出所:エリアリンク2017年12月期決算説明会資料

■コンテナタイプストレージにかかる建築確認など

 コンテナをストレージとして利用する場合、建築確認を受ける必要があるとするのが国土交通省の見解である。ただし、注意しなければならないのは、これはあくまで官庁の見解であり、確立した判断であるわけではない点である。しかしながら、同社は、現在、コンテナタイプストレージの新規出店において、全件で建築確認を受けている。
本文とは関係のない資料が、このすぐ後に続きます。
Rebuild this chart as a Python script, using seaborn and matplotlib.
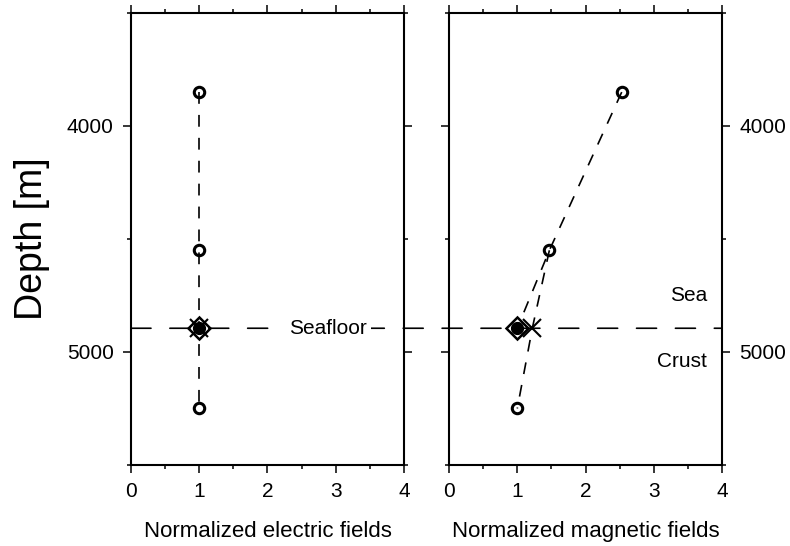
import numpy as np
import pandas as pd
import seaborn as sns
import matplotlib
matplotlib.use('Agg')
from matplotlib import pyplot as plt
from matplotlib.patches import ConnectionPatch
from matplotlib.ticker import MultipleLocator

sns.set_style('ticks')
plt.rcParams['font.family'] = ['Liberation Sans', 'DejaVu Sans']
plt.rcParams['text.color'] = 'k'
plt.rcParams['axes.labelcolor'] = 'k'
plt.rcParams['lines.scale_dashes'] = False

# Observation depths [m] and normalized fields at each receiver
depth_obs = [3850, 4550, 5250]
e_obs = [1.0, 1.0, 1.0]
b_obs = [2.53, 1.47, 1.0]

# Seafloor depth and estimates there: extrapolated (diamond), true (dot), interpolated (cross)
seafloor = 4895
e_extrap, e_true, e_interp = 1.0, 1.0, 1.0
b_extrap, b_true, b_interp = 1.0, 1.0, 1.22

dash_short = (0, (8.5, 8))
dash_long = (0, (14.4, 13.6))

fig = plt.figure(figsize=(7.9, 5.46), dpi=100)
ax1 = fig.add_axes([0.1658, 0.1484, 0.3456, 0.8278])
ax2 = fig.add_axes([0.5684, 0.1484, 0.3456, 0.8278])


def markers(ax, x_obs, extrap, true, interp):
    # measured points: open circles
    sns.lineplot(x=x_obs, y=depth_obs, ax=ax, sort=False, estimator=None,
                 marker='o', linestyle='none', ms=7.5, mfc='none', mec='k',
                 mew=2.2, color='k', zorder=4)
    # seafloor estimates
    sns.lineplot(x=[extrap], y=[seafloor], ax=ax, estimator=None,
                 marker='D', linestyle='none', ms=11, mfc='none', mec='k',
                 mew=1.8, color='k', zorder=5)
    sns.lineplot(x=[true], y=[seafloor], ax=ax, estimator=None,
                 marker='o', linestyle='none', ms=8.5, mfc='k', mec='k',
                 mew=1, color='k', zorder=6)
    sns.lineplot(x=[interp], y=[seafloor], ax=ax, estimator=None,
                 marker='x', linestyle='none', ms=13, mec='k',
                 mew=1.5, color='k', zorder=6)


# Electric field panel
sns.lineplot(x=e_obs, y=depth_obs, ax=ax1, sort=False, estimator=None,
             color='k', lw=1.2, linestyle=dash_short, zorder=3)
markers(ax1, e_obs, e_extrap, e_true, e_interp)

# Magnetic field panel: extrapolation from above and interpolation across seafloor
sns.lineplot(x=[b_obs[0], b_obs[1], b_extrap], y=[depth_obs[0], depth_obs[1], seafloor],
             ax=ax2, sort=False, estimator=None, color='k', lw=1.2,
             linestyle=dash_short, zorder=3)
sns.lineplot(x=[b_obs[1], b_interp, b_obs[2]], y=[depth_obs[1], seafloor, depth_obs[2]],
             ax=ax2, sort=False, estimator=None, color='k', lw=1.2,
             linestyle=dash_short, zorder=3)
markers(ax2, b_obs, b_extrap, b_true, b_interp)

for ax in [ax1, ax2]:
    ax.set_xlim(0, 4)
    ax.set_ylim(5500, 3500)
    ax.xaxis.set_major_locator(MultipleLocator(1))
    ax.xaxis.set_minor_locator(MultipleLocator(0.5))
    ax.yaxis.set_major_locator(MultipleLocator(1000))
    ax.yaxis.set_minor_locator(MultipleLocator(500))
    ax.tick_params(which='both', direction='out', top=True, right=True,
                   width=1.1, labelsize=15, colors='k')
    ax.tick_params(which='major', length=6, pad=6.5)
    ax.tick_params(which='minor', length=3)
    for sp in ax.spines.values():
        sp.set_linewidth(1.5)
        sp.set_color('k')
    ax.set_zorder(2)
    ax.patch.set_visible(False)

ax1.tick_params(labelleft=True, labelright=False)
ax2.tick_params(labelleft=False, labelright=True)

ax1.set_ylabel('Depth [m]', fontsize=27, labelpad=12)
ax1.set_xlabel('Normalized electric fields', fontsize=16, labelpad=14)
ax2.set_xlabel('Normalized magnetic fields', fontsize=16, labelpad=14)
ax2.set_ylabel('')

# Seafloor line running across both panels
con = ConnectionPatch(xyA=(0, seafloor), coordsA='data', axesA=ax1,
                      xyB=(4, seafloor), coordsB='data', axesB=ax2,
                      color='k', lw=1.2, linestyle=dash_long, zorder=1)
fig.add_artist(con)

ax1.text(2.88, seafloor, 'Seafloor', ha='center', va='center', fontsize=15,
         bbox=dict(fc='white', ec='none', pad=3), zorder=7)
ax2.text(3.78, 4750, 'Sea', ha='right', va='center', fontsize=15)
ax2.text(3.78, 5040, 'Crust', ha='right', va='center', fontsize=15)

fig.savefig('out.png', dpi=100)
過去に建築確認を受けていない物件もあるが、もしもこのような物件について何らかの指導を受けた場合は、個別に対応している。

 サブリース事業においては、サブリース事業者が物件オーナーに一定の賃料を保証するのであるから、オーナーは、サブリース事業者の信用力を重視する。ストレージ利用者にとっても、運営業者がしっかりした会社であるほうが安心である。また、同社としては、今後土地付きストレージにさらに注力していくにあたり、融資を受けるための信用力も大切である。このようなさまざまな観点から、同社は早期の東証マザーズから東証一部への市場変更を希望しているものと考えられる。同社では、コンテナタイプストレージの建築確認の問題が、特に東証一部への市場変更の障壁となっているわけではないと考えている。

■まとめ

 同社の第一の変革はリーマンショックで大きな赤字を計上したことによる、通常の不動産業からストレージビジネスへの移行、第二の変革はストレージ事業におけるコンテナタイプから土地付きストレージへの移行である。土地付きストレージへの移行というビッグチェンジと同時に、ストレージ物件を購入する投資家からの注目、ストレージ利用者からの注目も集まってきており、まさに今、ストレージビジネスは盛り上がり始めているところである。林社長は、リーマンショック時の経験から、常に慎重な姿勢を崩さないが、それと同時に、今は土地付きストレージのアクセルを踏み込むときであると判断している。林社長は高性能のアクセルとブレーキを兼ね備えた経営者である。株式市場も同社のポテンシャルに気づき、本レポート執筆時点(2018年4月13日)まで、大きく株価を上げてきた。

 2018年12月期の同社の業績予想は、売上高は前期比39.6%増の30,000百万円、経常利益は前期比17.6%増の2,870百万円、純利益は前期比19.9%増の1,855百万円であり、急激に成長している。EPSは151.21円の予想である。ここまで株価は急激に上昇してきたが、本レポート執筆時点である2018年4月13日の終値3,680円で計算したPERは24.3倍であり、PEGレシオは1倍ちょっとである。ストレージビジネスの急激な盛り上がりや今後見込まれる堅調な成長、土地付きストレージへのシフトというビッグチェンジ、ストックビジネスの安定性、現実になったストレージ特化ファンドの設立、将来的なREIT設立、林社長の経営手腕等を総合的に考えると、今後の成り行きが非常に楽しみである。